Auch im Bistro gibt es keine Toilette. Und zwar eine Rampe zum Eingang, aber im Inneren nur hohe Tische und hohe Stühle, die für Menschen im Rollstuhl absolut ungeeignet sind. Entgegen der Aussage von Frau Roux wird das Bistro also sicher nicht «von behinderten Menschen begrüsst».

Ein Funke Hoffnung fürs nächste Jahr

Aufgrund der enttäuschenden Antwort von Frau Roux nehme ich Kontakt auf mit der Stadt Bern. Denn ich frage mich, ob die Organisatorin schon während der Baustelle einfach die Essensstände vor der Berner Kantonalbank platzieren wollte und vielleicht gar nicht um eine Bewilligung für den Rollstuhl-Podest ersucht hat, das sie gemäss ihrer Aussage nicht erhalten hat.

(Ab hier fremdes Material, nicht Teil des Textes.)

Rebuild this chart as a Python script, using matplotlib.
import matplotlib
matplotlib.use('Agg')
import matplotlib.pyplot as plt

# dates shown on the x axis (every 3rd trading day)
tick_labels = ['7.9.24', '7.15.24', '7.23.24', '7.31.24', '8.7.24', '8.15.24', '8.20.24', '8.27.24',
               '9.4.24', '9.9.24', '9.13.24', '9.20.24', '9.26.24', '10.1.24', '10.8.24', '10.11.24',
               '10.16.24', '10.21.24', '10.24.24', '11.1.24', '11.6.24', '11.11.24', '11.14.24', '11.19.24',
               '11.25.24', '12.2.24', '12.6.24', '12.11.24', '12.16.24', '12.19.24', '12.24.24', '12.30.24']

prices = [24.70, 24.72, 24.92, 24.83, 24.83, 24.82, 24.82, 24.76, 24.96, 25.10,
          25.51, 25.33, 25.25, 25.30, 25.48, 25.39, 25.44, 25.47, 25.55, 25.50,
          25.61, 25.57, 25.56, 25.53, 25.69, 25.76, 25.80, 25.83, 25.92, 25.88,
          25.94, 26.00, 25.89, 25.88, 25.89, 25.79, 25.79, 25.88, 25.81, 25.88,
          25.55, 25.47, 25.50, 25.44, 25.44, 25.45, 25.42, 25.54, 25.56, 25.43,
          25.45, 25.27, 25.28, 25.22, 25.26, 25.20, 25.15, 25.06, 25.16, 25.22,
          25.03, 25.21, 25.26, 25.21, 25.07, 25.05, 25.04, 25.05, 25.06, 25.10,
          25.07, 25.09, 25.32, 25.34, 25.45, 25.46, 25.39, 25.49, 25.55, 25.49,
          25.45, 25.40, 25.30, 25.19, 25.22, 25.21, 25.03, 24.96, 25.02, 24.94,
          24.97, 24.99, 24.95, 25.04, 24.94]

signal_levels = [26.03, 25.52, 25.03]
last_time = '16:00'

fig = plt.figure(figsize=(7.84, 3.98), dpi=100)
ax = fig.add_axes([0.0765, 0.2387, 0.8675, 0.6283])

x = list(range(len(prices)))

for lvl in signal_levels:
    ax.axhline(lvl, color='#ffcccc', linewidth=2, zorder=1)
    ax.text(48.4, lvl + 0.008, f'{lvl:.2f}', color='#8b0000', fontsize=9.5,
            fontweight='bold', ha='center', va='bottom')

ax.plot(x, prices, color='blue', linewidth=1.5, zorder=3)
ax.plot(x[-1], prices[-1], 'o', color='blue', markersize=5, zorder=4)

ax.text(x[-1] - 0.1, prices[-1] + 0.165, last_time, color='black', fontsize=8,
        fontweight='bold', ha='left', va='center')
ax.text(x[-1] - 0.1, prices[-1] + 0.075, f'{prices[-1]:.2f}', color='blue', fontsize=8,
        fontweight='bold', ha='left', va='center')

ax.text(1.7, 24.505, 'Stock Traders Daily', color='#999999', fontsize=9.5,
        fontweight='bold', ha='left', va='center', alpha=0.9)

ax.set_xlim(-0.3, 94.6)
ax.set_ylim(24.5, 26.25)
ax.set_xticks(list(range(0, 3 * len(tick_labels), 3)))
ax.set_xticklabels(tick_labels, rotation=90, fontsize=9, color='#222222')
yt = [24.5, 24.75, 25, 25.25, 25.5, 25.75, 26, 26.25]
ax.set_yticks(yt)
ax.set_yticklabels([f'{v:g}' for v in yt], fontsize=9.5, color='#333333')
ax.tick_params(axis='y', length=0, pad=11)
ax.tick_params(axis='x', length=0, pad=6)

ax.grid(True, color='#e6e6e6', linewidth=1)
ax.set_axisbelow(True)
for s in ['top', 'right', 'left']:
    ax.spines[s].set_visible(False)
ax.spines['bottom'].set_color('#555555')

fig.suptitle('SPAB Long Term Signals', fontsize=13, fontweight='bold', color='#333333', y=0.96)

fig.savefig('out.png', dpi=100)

Am nächsten Morgen meldet sich der Leiter der Orts- und Gewerbepolizei der Stadt Bern telefonisch bei mir. Er ist froh um meine Rückmeldung, dass die «Rote Zone» keine optimale Lösung ist. Denn nur so ist es möglich, die Situation zu optimieren, und die Stadt Bern wolle sich gerade bei regelmässigen Veranstaltungen immer verbessern. Er geht zwar nicht weiter auf die bisherige Situation ein, verspricht mir aber für nächste Woche eine Kontaktaufnahme durch die für Rendez-vous Bundesplatz zuständige Person innerhalb der Stadtverwaltung, um die zukünftige bessere Berücksichtigung von Menschen mit Behinderungen zu besprechen. So könnte die Stadt der Veranstalterin die Auflage erteilen, wieder einen Rollstuhl-Podest bereitzustellen.

Es gibt also Hoffnung, dass die Bedürfnisse von Menschen mit Behinderungen ab dem nächsten Jahr wieder besser berücksichtigt werden.

Rendez-vous Bundesplatz 2019

Die diesjährige Lichtshow ist heute 19. Oktober 2019 in die neue Saison gestartet. Thema ist das 50-Jahre-Jubiläum der ersten Mondlandung. Noch bis am 23. November 2019 gibt es jeden Tag zwei Vorstellungen (um 19.00 Uhr und um 20.30 Uhr sowie an Freitagen und Samstagen eine zusätzliche Vorstellung um 21.30 Uhr. Am Wahlsonntag (20. Oktober 2019) finden keine Vorstellungen statt.